Additionally, Hall is both a member of the Terell Stafford Quintet and the Music Director of the Chicago Jazz Ensemble. He is also a former regular member of the prestigious Grammy-nominated Carnegie Hall Jazz Band under the musical and artistic direction of trumpeter, and Dizzy Gillespie protégé, Jon Faddis, and has served as an extra in the percussion sections of the Des Moines and the Cedar Rapids Symphonies.

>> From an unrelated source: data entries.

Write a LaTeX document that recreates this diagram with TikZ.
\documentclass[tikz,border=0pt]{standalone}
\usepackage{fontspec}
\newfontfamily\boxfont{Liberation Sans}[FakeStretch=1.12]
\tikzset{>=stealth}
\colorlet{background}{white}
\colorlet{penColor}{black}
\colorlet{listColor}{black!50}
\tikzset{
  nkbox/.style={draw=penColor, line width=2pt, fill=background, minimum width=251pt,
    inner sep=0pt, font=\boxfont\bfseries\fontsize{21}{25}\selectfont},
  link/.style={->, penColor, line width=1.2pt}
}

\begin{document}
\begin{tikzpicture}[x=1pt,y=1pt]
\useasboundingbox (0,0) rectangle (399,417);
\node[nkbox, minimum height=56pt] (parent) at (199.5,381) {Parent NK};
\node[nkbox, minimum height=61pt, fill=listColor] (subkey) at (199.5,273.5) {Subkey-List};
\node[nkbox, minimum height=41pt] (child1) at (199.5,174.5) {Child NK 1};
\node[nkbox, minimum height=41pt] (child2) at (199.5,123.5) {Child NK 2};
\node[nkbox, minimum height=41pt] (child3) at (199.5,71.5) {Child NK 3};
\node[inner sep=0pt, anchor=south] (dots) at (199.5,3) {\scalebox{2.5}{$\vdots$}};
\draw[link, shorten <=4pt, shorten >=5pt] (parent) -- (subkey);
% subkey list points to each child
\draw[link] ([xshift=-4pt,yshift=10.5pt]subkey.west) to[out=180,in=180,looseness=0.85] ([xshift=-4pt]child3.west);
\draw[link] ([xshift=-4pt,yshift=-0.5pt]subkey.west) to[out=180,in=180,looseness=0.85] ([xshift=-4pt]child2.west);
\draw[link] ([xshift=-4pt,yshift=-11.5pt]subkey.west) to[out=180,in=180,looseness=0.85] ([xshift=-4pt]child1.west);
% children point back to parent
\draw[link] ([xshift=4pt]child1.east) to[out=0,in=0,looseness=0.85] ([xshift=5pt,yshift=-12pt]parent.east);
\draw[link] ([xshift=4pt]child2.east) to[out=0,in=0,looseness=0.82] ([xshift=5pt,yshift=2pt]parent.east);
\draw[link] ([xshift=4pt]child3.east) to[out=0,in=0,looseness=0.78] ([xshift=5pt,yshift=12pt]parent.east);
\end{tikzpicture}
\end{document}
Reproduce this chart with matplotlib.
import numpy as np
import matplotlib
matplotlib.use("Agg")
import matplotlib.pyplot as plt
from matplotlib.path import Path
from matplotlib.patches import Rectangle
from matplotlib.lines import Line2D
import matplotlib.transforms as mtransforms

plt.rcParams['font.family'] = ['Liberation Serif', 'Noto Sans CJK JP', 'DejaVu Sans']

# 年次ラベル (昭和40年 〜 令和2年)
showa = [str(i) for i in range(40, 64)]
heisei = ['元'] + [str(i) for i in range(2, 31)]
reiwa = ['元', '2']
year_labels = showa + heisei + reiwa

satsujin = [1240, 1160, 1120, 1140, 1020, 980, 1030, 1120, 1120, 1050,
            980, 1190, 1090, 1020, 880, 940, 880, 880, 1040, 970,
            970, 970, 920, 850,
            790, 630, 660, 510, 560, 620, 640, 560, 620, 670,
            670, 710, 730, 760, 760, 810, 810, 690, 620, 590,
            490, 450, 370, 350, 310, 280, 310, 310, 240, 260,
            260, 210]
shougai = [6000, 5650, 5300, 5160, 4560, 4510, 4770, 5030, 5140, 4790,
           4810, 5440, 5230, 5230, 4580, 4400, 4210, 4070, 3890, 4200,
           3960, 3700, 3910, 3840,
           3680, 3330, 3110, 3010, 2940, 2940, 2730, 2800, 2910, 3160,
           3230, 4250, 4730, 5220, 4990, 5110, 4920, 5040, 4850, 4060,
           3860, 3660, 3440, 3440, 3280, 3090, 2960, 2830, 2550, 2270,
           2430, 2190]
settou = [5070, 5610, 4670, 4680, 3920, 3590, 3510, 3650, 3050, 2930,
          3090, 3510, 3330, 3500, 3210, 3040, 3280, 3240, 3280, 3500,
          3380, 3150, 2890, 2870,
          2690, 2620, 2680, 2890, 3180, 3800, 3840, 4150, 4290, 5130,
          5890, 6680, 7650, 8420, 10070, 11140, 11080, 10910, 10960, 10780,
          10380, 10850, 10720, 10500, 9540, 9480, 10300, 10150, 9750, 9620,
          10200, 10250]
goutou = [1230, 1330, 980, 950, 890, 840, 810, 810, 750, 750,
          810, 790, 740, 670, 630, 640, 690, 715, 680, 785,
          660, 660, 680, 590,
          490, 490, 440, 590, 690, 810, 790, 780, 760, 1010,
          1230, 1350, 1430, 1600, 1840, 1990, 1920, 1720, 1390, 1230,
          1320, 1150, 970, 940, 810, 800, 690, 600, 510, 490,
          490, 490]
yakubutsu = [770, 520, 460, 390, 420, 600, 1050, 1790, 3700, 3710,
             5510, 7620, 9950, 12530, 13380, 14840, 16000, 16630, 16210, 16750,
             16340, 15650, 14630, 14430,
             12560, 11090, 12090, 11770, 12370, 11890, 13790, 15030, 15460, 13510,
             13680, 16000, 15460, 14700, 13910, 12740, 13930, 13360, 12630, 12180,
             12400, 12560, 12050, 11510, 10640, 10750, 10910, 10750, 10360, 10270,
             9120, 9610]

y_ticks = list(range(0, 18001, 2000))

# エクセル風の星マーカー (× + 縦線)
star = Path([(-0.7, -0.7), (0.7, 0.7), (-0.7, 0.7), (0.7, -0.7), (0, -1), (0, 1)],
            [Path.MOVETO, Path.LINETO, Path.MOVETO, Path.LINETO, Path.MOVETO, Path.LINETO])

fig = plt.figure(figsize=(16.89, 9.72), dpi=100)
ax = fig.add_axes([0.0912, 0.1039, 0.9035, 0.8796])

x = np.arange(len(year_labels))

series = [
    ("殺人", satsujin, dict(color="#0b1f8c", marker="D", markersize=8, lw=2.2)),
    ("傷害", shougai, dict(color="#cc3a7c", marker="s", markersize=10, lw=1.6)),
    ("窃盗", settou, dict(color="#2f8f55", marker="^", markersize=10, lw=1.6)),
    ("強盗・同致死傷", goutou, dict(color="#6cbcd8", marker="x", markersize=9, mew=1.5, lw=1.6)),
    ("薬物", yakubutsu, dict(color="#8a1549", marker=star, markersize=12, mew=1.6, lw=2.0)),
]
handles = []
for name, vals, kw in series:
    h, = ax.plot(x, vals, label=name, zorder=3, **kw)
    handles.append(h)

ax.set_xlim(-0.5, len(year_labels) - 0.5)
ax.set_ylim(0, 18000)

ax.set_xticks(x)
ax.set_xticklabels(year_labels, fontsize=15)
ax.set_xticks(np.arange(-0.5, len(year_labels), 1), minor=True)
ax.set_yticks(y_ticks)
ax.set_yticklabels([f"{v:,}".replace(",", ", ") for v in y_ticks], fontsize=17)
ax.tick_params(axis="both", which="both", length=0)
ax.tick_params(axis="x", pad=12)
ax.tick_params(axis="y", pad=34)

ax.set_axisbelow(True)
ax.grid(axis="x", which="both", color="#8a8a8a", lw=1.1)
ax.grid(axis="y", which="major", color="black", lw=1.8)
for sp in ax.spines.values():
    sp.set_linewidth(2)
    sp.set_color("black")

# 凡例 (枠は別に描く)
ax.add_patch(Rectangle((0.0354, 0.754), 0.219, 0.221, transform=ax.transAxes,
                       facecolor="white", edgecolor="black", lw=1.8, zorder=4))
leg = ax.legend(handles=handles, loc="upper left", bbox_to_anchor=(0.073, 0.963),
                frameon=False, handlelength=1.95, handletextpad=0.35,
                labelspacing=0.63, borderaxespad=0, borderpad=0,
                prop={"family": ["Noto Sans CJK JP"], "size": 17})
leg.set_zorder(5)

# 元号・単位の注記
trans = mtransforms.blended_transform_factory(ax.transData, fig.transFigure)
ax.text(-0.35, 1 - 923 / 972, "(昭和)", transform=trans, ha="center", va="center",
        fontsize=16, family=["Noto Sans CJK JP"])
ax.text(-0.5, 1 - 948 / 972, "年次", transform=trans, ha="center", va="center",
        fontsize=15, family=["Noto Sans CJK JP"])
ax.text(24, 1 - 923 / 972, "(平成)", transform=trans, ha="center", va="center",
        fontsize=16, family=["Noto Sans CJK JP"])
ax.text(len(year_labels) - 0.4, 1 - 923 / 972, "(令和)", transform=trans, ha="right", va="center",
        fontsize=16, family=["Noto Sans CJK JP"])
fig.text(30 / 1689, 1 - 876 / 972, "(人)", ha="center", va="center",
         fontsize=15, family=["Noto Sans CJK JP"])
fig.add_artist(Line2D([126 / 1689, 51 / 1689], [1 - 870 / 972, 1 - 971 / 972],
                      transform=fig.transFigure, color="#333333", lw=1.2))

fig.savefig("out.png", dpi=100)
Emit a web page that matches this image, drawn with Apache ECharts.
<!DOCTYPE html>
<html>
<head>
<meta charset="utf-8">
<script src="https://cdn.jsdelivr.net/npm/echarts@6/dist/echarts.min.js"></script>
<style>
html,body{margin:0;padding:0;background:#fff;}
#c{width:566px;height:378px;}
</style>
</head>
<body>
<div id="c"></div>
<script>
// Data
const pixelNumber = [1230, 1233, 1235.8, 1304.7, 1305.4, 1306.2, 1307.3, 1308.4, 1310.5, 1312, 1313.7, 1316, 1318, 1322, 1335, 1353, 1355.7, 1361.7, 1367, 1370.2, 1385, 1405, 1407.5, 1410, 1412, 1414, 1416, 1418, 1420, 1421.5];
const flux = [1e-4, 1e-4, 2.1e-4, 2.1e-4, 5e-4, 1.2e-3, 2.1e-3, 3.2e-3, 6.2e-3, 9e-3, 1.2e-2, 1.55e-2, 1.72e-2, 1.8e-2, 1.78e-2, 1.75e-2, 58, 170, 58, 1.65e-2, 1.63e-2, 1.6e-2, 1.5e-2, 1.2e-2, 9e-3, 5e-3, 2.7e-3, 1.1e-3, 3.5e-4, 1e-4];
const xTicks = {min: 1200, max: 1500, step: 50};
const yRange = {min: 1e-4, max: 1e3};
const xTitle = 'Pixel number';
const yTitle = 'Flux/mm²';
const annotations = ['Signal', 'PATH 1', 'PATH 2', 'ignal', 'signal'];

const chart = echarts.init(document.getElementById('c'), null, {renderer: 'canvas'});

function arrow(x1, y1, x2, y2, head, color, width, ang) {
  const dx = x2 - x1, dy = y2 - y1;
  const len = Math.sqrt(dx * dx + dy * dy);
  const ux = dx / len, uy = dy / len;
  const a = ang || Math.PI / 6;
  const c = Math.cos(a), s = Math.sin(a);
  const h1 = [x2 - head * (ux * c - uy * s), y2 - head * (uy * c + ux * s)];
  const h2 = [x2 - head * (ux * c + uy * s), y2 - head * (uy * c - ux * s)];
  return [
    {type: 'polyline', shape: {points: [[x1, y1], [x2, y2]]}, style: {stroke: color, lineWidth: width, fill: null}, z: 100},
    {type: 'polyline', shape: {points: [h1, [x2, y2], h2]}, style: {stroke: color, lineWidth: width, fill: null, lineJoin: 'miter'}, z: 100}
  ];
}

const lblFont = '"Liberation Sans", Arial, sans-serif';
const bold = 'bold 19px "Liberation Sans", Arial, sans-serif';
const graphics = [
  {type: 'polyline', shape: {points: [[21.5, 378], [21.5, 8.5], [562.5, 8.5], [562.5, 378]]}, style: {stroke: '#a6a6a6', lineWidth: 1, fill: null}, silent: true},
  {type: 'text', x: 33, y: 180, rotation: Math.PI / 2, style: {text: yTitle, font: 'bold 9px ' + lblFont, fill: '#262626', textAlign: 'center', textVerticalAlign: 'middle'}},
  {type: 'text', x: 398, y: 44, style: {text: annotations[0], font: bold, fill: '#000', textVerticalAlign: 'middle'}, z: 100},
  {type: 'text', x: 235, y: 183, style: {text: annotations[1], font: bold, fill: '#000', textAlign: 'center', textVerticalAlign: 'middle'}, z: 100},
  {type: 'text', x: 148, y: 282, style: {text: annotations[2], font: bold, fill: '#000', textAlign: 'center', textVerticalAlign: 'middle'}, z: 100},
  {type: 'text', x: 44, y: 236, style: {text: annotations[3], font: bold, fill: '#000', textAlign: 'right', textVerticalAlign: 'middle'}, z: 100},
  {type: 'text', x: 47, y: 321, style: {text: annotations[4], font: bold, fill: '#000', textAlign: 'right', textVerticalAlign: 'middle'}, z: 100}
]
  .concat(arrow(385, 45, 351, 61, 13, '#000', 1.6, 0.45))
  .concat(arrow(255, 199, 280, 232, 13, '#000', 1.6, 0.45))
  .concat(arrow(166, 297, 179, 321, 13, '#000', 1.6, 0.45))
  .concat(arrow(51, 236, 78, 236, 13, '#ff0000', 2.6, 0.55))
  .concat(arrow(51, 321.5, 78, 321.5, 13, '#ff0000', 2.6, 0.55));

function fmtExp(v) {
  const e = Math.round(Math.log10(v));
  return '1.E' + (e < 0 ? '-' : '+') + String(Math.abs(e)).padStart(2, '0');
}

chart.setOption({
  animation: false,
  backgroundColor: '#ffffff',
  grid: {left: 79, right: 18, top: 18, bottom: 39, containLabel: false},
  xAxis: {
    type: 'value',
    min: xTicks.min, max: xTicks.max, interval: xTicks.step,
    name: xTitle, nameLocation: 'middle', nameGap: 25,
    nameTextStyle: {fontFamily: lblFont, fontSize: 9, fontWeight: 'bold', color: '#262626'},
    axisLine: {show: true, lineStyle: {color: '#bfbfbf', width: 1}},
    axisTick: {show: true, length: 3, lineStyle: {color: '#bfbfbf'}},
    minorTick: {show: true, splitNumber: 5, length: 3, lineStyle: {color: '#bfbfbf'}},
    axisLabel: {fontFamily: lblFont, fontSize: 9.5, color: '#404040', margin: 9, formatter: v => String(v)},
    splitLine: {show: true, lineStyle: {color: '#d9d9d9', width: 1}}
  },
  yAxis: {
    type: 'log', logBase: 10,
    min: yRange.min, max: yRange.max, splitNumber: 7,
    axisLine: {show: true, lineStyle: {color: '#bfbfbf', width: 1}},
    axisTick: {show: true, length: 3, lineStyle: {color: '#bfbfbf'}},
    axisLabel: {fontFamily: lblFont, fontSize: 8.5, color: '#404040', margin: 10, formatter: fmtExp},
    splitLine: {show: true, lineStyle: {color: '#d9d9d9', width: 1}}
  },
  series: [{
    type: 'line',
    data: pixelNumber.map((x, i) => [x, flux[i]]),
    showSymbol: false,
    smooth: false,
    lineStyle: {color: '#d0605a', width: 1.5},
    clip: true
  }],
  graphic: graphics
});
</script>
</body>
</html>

In 2012, Hall joined the faculty of the DePaul University School of Music where he is the Director of Jazz Studies. He has served as a faculty member at University of Illinois Urbana-Champaign, the University of Chicago and at Columbia College Chicago, and is a member of the Jazz at Lincoln Center Band Director's Academy and Essentially Ellington faculties. Hall also taught in the Ravinia Festival's Jazz in the Schools Mentoring Program, the Merit School of Music in Chicago, and is currently an educator and mentor in the Thelonious Monk Institute of Jazz's Jazz in America Program and the Jazz Institute of Chicago's Artists Residency Program.

==Equipment==
- Drums: Yamaha Absolute Hybrid Maple
- Cymbals: Zildjian K Constantinople | Kerope | K Custom
- Drumsticks: Vic Firth Drumsticks and Accessories
- Drumheads: Remo Drumheads and Accessories

==Selected discography==
===As leader===
- Into the Light, 2009, Origin Records

===As sideman===
With Ralph Bowen
- Five (Criss Cross Jazz, 2008)
With Geof Bradfield
- Our Roots (Origin, 2015)
- Birdhoused (Cellar Live, 2017)
- Yes, and...Music for Nine Improvisers (Delmark, 2018)
With the Chicago Jazz Ensemble
- The Chicago Jazz Ensemble (Chase Music, 1997)
With Clark Sommers
- The Ba(SH) Trio (Origin, 2015)
With Terell Stafford
- New Beginnings (Maxjazz, 2004)
- Taking Chances: Live at The Dakota (Maxjazz, 2007)
- This Side of Strayhorn (Maxjazz, 2011)
- Brotherlee Love (Capri, 2015)
With Malachi Thompson
- 47th Street (Delmark, 1997)
- Freebop Now! (Delmark, 1998)
- Rising Daystar (Delmark, 1998)
With Woody Goss
- A Very Vulfy Christmas (Woody Goss, 2019)

==Sources==
- Anne Mischakoff Heiles (Winter, 2006). "From Rockets to Rackets". Sonorities: The News Magazine of the University of Illinois School of Music, pages 28–32.
- Kevin Whitehead (12-19-2002). "Golson finds the perfect groove". Chicago Sun-Times.
- Kevin Whitehead (2-14-2004). "Chicago Jazz Ensemble swings hard under Lovano's skillful direction". Chicago Sun-Times.
- Ed Hazell (1-10-2002). "Review of Bobby Broom's Stand!", The Portland Phoenix.
- Howard Reich (5-21-2004). "Herbie's Blues", The Chicago Tribune Magazine.
- Matthew Lurie (1-26-2006). "Hall or Nothing", Time Out Chicago.